Wednesday, May 20, 2009

I've Got A Proposition For You...


We voted in budget-busted California again yesterday and a vast majority of residents simply didn't give a shit.

From the Los Angeles Times:

As Californians headed home from work, many continued to bypass the polls in what has been a special-election day marked by extremely light voter turnout and expressions of frustration and ambivalence among voters confronted with complicated budget-related propositions.
By 4 p.m., voter turnout in Los Angeles County was 11.57%. In a comparable statewide election in 2005, turnout had reached 27% by the same time.
About 2.4 million voters cast ballots by mail for this election, a fraction of the 13.7 million Californians who voted at polling places and by mail in the November presidential election.

Ultimately, five budget measures were defeated by the few of us who bothered to show up at the polls. The only measure to pass was one to curb legislative salaries.

Almost 100 years ago, Progressive-era Governor Hiram Johnson justly initiated the recall, referendum and initiative system as a needed reform to the undue influence of Big Business on state government. That was then; today, undue influence can also be exerted by backers of  these recalls, referendums and initiatives by those same Big Business interests against whom Johnson warned. In today's environment, ballot-box governance via direct democracy in California has got to go. Our schizophrenic voting has translated into greedy inmates running a needy asylum; Californians want and need services, but few want to actually pay for them.

Conservatives and Howard Jarvis acolytes think we are getting what we deserve.
From an editorial in the Los Angeles Times:

What utter nonsense. These critics conveniently forget that spending has grown with the population and with healthcare costs that outpace the rate of inflation. As private hospitals fail, those costs are increasingly picked up by government at public emergency rooms. Some "spending" actually comes in the form of tax cuts, such as the reduction of the vehicle license fee that propelled Gov. Arnold Schwarzenegger into office; that cut increased the state deficit yet showed up on the books as an expenditure because it de-funded nearly $6 billion in local support that the state then had to backfill.
As for those luxurious extras the state supposedly doles out, they largely consist of public education, which parents consistently demand, and safety-net services such as Medi-Cal, which become more necessary in times of economic distress. The so-called tax-and-spenders cut Medi-Cal earlier this year, but the cuts were reversed in court, and further slashing of most state programs will result in penalties that cut off badly needed federal funds. Meanwhile, the same conservatives who scold about rampant spending have larded up budgets with new unfunded mandates to arrest more people and imprison them for longer. 

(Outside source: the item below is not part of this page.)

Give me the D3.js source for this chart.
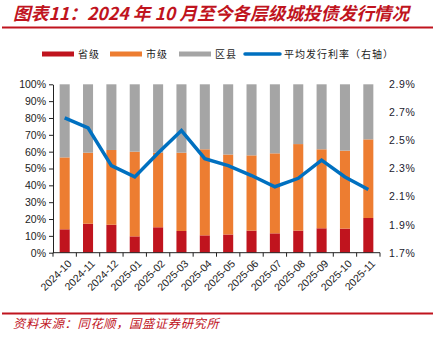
<!DOCTYPE html>
<html><head><meta charset="utf-8">
<script src="https://cdn.jsdelivr.net/npm/d3@7/dist/d3.min.js"></script>
<style>body{margin:0;background:#fff;}svg{display:block;}</style>
</head><body>
<script>
const categories = ["2024-10","2024-11","2024-12","2025-01","2025-02","2025-03","2025-04","2025-05","2025-06","2025-07","2025-08","2025-09","2025-10","2025-11"];
const provincial = [13.9,17.2,16.6,9.7,15.1,12.9,10.3,10.8,13.1,11.5,13.1,14.5,14.3,20.6];
const municipal  = [42.7,42.2,44.4,50.3,44.3,46.5,51.1,47.5,44.7,47.5,51.4,46.9,46.3,46.7];
const county = provincial.map((p,i)=>100-p-municipal[i]);
const avgRate = [2.66,2.59,2.32,2.24,2.41,2.57,2.37,2.32,2.25,2.17,2.23,2.36,2.24,2.15];
const leftTicks = [0,10,20,30,40,50,60,70,80,90,100];
const rightTicks = [1.7,1.9,2.1,2.3,2.5,2.7,2.9];
const seriesNames = ["省级","市级","区县","平均发行利率（右轴）"];
const colors = ["#C0141E","#ED7D31","#A5A5A5","#0070C0"];

const W=446,H=339;
const svg=d3.select("body").append("svg").attr("width",W).attr("height",H);
const font="Arial, 'Liberation Sans', 'Noto Sans CJK SC', sans-serif";

// title
svg.append("text").attr("x",13).attr("y",19.5).attr("fill","#C0141E")
  .attr("font-family","'Noto Sans CJK SC', sans-serif").attr("font-size",17.7).attr("font-weight","bold")
  .attr("font-style","italic").text("图表11：2024 年 10 月至今各层级城投债发行情况");
svg.append("line").attr("x1",2).attr("x2",433).attr("y1",27.5).attr("y2",27.5).attr("stroke","#C0141E").attr("stroke-width",2);
svg.append("line").attr("x1",2).attr("x2",433).attr("y1",313.5).attr("y2",313.5).attr("stroke","#C0141E").attr("stroke-width",2);
svg.append("text").attr("x",13).attr("y",328).attr("fill","#C0141E")
  .attr("font-family","'Noto Sans CJK SC', sans-serif").attr("font-size",12.3).attr("font-style","italic")
  .attr("letter-spacing",0.6).text("资料来源：同花顺，国盛证券研究所");

const x0=53,x1=380,yTop=84.3,yBot=252.7;
const x=d3.scaleBand().domain(categories).range([x0,x1]).paddingInner(0.57).paddingOuter(0.285);
const y=d3.scaleLinear().domain([0,100]).range([yBot,yTop]);
const yr=d3.scaleLinear().domain([1.7,2.9]).range([yBot,yTop]);

const stackData=categories.map((c,i)=>({c,p:provincial[i],m:municipal[i],k:county[i]}));
const stack=d3.stack().keys(["p","m","k"])(stackData);
svg.append("g").selectAll("g").data(stack).join("g").attr("fill",(d,i)=>colors[i])
  .selectAll("rect").data(d=>d).join("rect")
  .attr("x",d=>x(d.data.c)).attr("width",x.bandwidth())
  .attr("y",d=>y(d[1])).attr("height",d=>y(d[0])-y(d[1]));

// left axis
const la=svg.append("g").attr("transform",`translate(${x0},0)`)
  .call(d3.axisLeft(y).tickValues(leftTicks).tickFormat(d=>d+"%").tickSize(4).tickSizeOuter(0));
la.selectAll("text").attr("font-family",font).attr("font-size",10.5).attr("fill","#222");
la.selectAll("line,path").attr("stroke","#222");

// bottom axis
const bg=svg.append("g").attr("transform",`translate(0,${yBot})`);
bg.append("line").attr("x1",x0).attr("x2",x1).attr("stroke","#222");
const step=x.step();
const bounds=d3.range(categories.length+1).map(i=>x0+i*step);
bg.selectAll("line.t").data(bounds).join("line").attr("class","t")
  .attr("x1",d=>d).attr("x2",d=>d).attr("y1",0).attr("y2",4).attr("stroke","#222");
bg.selectAll("text").data(categories).join("text")
  .attr("transform",d=>`translate(${x(d)+x.bandwidth()/2+5},${9}) rotate(-45)`)
  .attr("text-anchor","end").attr("dy","0.35em")
  .attr("font-family",font).attr("font-size",10.5).attr("fill","#222").text(d=>d);

// right axis labels
const ra=svg.append("g").attr("transform",`translate(${x1+9},0)`)
  .call(d3.axisRight(yr).tickValues(rightTicks).tickFormat(d=>d3.format(".1f")(d)+"%").tickSize(0));
ra.select("path").remove();
ra.selectAll("text").attr("x",0).attr("font-family",font).attr("font-size",10.5).attr("fill","#1a1a2e").attr("letter-spacing",0.6);

// line
const line=d3.line().x((d,i)=>x(categories[i])+x.bandwidth()/2).y(d=>yr(d));
svg.append("path").datum(avgRate).attr("d",line).attr("fill","none")
  .attr("stroke",colors[3]).attr("stroke-width",3.5).attr("stroke-linejoin","miter");

// legend
const leg=[{x:42,w:32,tx:78},{x:110,w:32,tx:146},{x:179,w:32,tx:215},{x:245,w:35,tx:284}];
leg.forEach((l,i)=>{
  if(i<3) svg.append("rect").attr("x",l.x).attr("y",51.5).attr("width",l.w).attr("height",5).attr("fill",colors[i]);
  else svg.append("line").attr("x1",l.x).attr("x2",l.x+l.w).attr("y1",54).attr("y2",54).attr("stroke",colors[i]).attr("stroke-width",3.5).attr("stroke-linecap","round");
  svg.append("text").attr("x",l.tx).attr("y",58).attr("font-family","'Noto Sans CJK SC', sans-serif")
    .attr("font-size",10).attr("fill","#222").attr("letter-spacing",1).text(seriesNames[i]);
});
</script>
</body></html>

So it's back to the drawing board for Arnie and our catatonic state legislature. 
When's the next vote, anyway?   
allvoices

2 comments:

nofreelunch said...

There are only two categories of liberals: The Power Seekers and the Dupes. The Power Seekers understand perfectly well what they are doing, undermining and dividing America, and they do it for their narrow goal of short term gains of power. Almost all liberal leaders, whether elected officials, union leaders, civil rights gurus, professional feminist, some political columnist or college professors etc., are in this category. The Dupes are a little different. They have a child's political philosophy. They are the true believers, who believe in the face of all evidence to the contrary, that liberalism improves peoples lives. You don't strike me as a power seeker, Johnny.

JohnnyRussia said...

Yeah, I'm actually a neo-socialist. We run along the Third Rail.